Without the pictures, extract every line from the start of the material to the line containing "INK = '#3a3a3a'", both ends included.

[DATASET SECTION]
►
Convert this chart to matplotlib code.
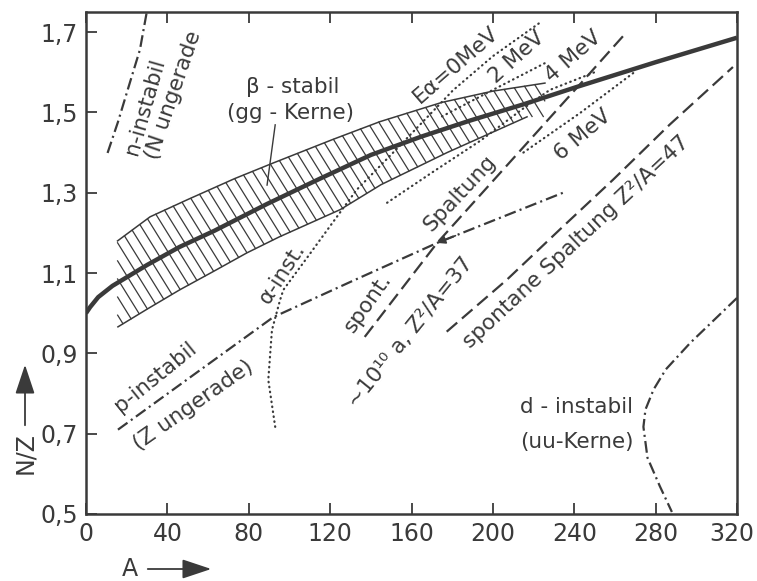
import matplotlib
matplotlib.use("Agg")
import matplotlib.pyplot as plt
import matplotlib.transforms as mtransforms
import numpy as np

plt.rcParams['font.family'] = ['DejaVu Sans']
plt.rcParams['lines.scale_dashes'] = False

INK = '#3a3a3a'

# beta-stability line (N/Z over A)
stab_A = [0, 2, 6, 13, 30, 46, 63, 89, 115, 140, 165, 189, 215, 241, 280, 320]
stab_nz = [1.0, 1.015, 1.04, 1.068, 1.12, 1.165, 1.205, 1.272, 1.335, 1.394, 1.44, 1.48, 1.52, 1.563, 1.625, 1.686]

# hatched band of stable gg nuclei
band_up_A = [15.5, 31.5, 50, 73, 92, 121, 144.5, 175, 200, 225.6]
band_up_nz = [1.18, 1.24, 1.283, 1.335, 1.374, 1.432, 1.477, 1.525, 1.553, 1.573]
band_lo_A = [15.7, 30, 46, 63, 79, 95, 125, 145, 177.5, 216.8]
band_lo_nz = [0.966, 1.01, 1.058, 1.105, 1.15, 1.19, 1.258, 1.32, 1.40, 1.489]

# dash-dot limits
n_inst_A = [10.6, 15.7, 22.4, 26.5, 29.8]
n_inst_nz = [1.399, 1.476, 1.588, 1.656, 1.748]
p_inst_A = [15.7, 50, 92, 130, 172.6, 234.5]
p_inst_nz = [0.71, 0.836, 0.99, 1.078, 1.175, 1.30]
d_inst_A = [320, 297, 285, 279, 275, 274, 276, 282, 288]
d_inst_nz = [1.038, 0.926, 0.86, 0.81, 0.76, 0.717, 0.64, 0.57, 0.505]

# dotted alpha lines
e0_A = [93, 89.6, 91.4, 95.4, 97, 108.5, 120, 133, 151, 170, 180.4, 200, 223]
e0_nz = [0.717, 0.834, 0.958, 1.033, 1.058, 1.137, 1.217, 1.307, 1.40, 1.50, 1.555, 1.64, 1.723]
e2_A = [175, 200, 225.7]
e2_nz = [1.49, 1.556, 1.623]
e4_A = [148, 170, 194, 215, 228, 250]
e4_nz = [1.275, 1.35, 1.43, 1.51, 1.556, 1.60]
e6_A = [215, 243, 269]
e6_nz = [1.40, 1.499, 1.598]

# dashed fission lines
f37_A = [137, 172.6, 241.4, 264]
f37_nz = [0.941, 1.175, 1.562, 1.69]
f47_A = [177.3, 206.8, 234.5, 259, 287, 318]
f47_nz = [0.954, 1.083, 1.216, 1.332, 1.47, 1.613]

lead_A = [93, 89]
lead_nz = [1.469, 1.319]

xticks = [0, 40, 80, 120, 160, 200, 240, 280, 320]
yticks = [0.5, 0.7, 0.9, 1.1, 1.3, 1.5, 1.7]
ylabels = ['0,5', '0,7', '0,9', '1,1', '1,3', '1,5', '1,7']

W, H = 757, 581
fig = plt.figure(figsize=(W / 100, H / 100), dpi=100)
ax = fig.add_axes([86 / W, 1 - 514 / H, 651 / W, 502 / H])
ax.set_xlim(0, 320)
ax.set_ylim(0.5, 1.75)

dashdot = (0, (8.5, 3, 1.5, 3))
dashed = (0, (10, 4.5))
dotted = (0, (0.4, 3.2))

# hatching of the band, lines drawn at a fixed screen angle
sx = 651 / 320
sy = 502 / 1.25
m = 0.62
c_max = band_up_A[-1] * sx + m * band_up_nz[-1] * sy
c_min = band_lo_A[0] * sx + m * band_lo_nz[0] * sy
nz = np.linspace(0.9, 1.7, 800)
c = c_max
while c >= c_min:
    a = (c - m * nz * sy) / sx
    up = np.interp(a, band_up_A, band_up_nz)
    lo = np.interp(a, band_lo_A, band_lo_nz)
    inside = (a >= band_up_A[0]) & (a <= band_up_A[-1]) & (nz <= up) & (nz >= lo)
    yy = np.where(inside, nz, np.nan)
    ax.plot(a, yy, color=INK, lw=0.9)
    c -= 11.2
ax.plot(band_up_A, band_up_nz, color=INK, lw=1.1)
ax.plot(band_lo_A, band_lo_nz, color=INK, lw=1.1)

ax.plot(stab_A, stab_nz, color=INK, lw=3.2, solid_capstyle='butt')

for xs, ys in [(n_inst_A, n_inst_nz), (p_inst_A, p_inst_nz), (d_inst_A, d_inst_nz)]:
    ax.plot(xs, ys, color=INK, lw=1.6, linestyle=dashdot)

for xs, ys in [(e0_A, e0_nz), (e2_A, e2_nz), (e4_A, e4_nz), (e6_A, e6_nz)]:
    ax.plot(xs, ys, color=INK, lw=1.6, linestyle=dotted, dash_capstyle='round')

for xs, ys in [(f37_A, f37_nz), (f47_A, f47_nz)]:
    ax.plot(xs, ys, color=INK, lw=1.6, linestyle=dashed)

ax.plot(lead_A, lead_nz, color=INK, lw=1.0)

# small arrowhead where the dash-dot line meets the Z^2/A=37 line
ax.annotate('', xy=(p_inst_A[4], p_inst_nz[4]),
            xytext=(p_inst_A[4] + 9, p_inst_nz[4] + 0.018),
            arrowprops=dict(arrowstyle='-|>', color=INK, lw=1.2,
                            mutation_scale=12, shrinkA=0, shrinkB=0))

txt = dict(color=INK, fontsize=15.5, ha='center', va='center', rotation_mode='anchor')
ax.text(29, 1.514, 'n-instabil', rotation=74, **txt)
ax.text(42.8, 1.544, '(N ungerade', rotation=71, **txt)
ax.text(101.8, 1.564, 'β - stabil', **txt)
ax.text(100.3, 1.499, '(gg - Kerne)', **txt)
ax.text(181.9, 1.618, 'Eα=0MeV', rotation=41, **txt)
ax.text(211.9, 1.638, '2 MeV', rotation=42, **txt)
ax.text(239.4, 1.638, '4 MeV', rotation=41, **txt)
ax.text(244.3, 1.444, '6 MeV', rotation=40, **txt)
ax.text(183.9, 1.30, 'Spaltung', rotation=47, **txt)
ax.text(138.6, 1.026, 'spont.', rotation=55, **txt)
ax.text(159.3, 0.953, '~10¹⁰ a, Z²/A=37', rotation=51, **txt)
ax.text(240.9, 1.177, 'spontane Spaltung Z²/A=47', rotation=43, **txt)
ax.text(96.4, 1.10, 'α-inst.', rotation=57, **txt)
ax.text(33.9, 0.841, 'p-instabil', rotation=39, **txt)
ax.text(52.6, 0.771, '(Z ungerade)', rotation=35, **txt)
ax.text(269, 0.766, 'd - instabil', color=INK, fontsize=15.5, ha='right', va='center')
ax.text(269, 0.679, '(uu-Kerne)', color=INK, fontsize=15.5, ha='right', va='center')

for s in ax.spines.values():
    s.set_color(INK)
    s.set_linewidth(1.8)
ax.set_xticks(xticks)
ax.set_xticklabels([str(v) for v in xticks])
ax.set_yticks(yticks)
ax.set_yticklabels(ylabels)
ax.tick_params(direction='in', length=8, width=1.3, color=INK, labelcolor=INK,
               labelsize=17, top=True, pad=6)
# keep the last x label inside the figure, as in the original
last = ax.get_xticklabels()[-1]
last.set_transform(last.get_transform() +
                   mtransforms.ScaledTranslation(-4 / 72, 0, fig.dpi_scale_trans))

# axis titles with arrows
fig.text(25 / W, 1 - 453 / H, 'N/Z', rotation=90, ha='center', va='center',
         fontsize=17, color=INK)
fig.patches.append(matplotlib.patches.FancyArrowPatch(
    (25 / W, 1 - 428 / H), (25 / W, 1 - 362 / H), transform=fig.transFigure,
    arrowstyle='-|>,head_length=0.9,head_width=0.3', mutation_scale=20,
    color=INK, lw=1.3))
fig.text(130 / W, 1 - 569 / H, 'A', ha='center', va='center', fontsize=17, color=INK)
fig.patches.append(matplotlib.patches.FancyArrowPatch(
    (145 / W, 1 - 569 / H), (214 / W, 1 - 569 / H), transform=fig.transFigure,
    arrowstyle='-|>,head_length=0.9,head_width=0.3', mutation_scale=20,
    color=INK, lw=1.3))

fig.savefig('out.png', dpi=100, facecolor='white')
◄
[TASK OUTPUT]
Convert this chart to matplotlib code.
import matplotlib
matplotlib.use("Agg")
import matplotlib.pyplot as plt
import matplotlib.transforms as mtransforms
import numpy as np

plt.rcParams['font.family'] = ['DejaVu Sans']
plt.rcParams['lines.scale_dashes'] = False

INK = '#3a3a3a'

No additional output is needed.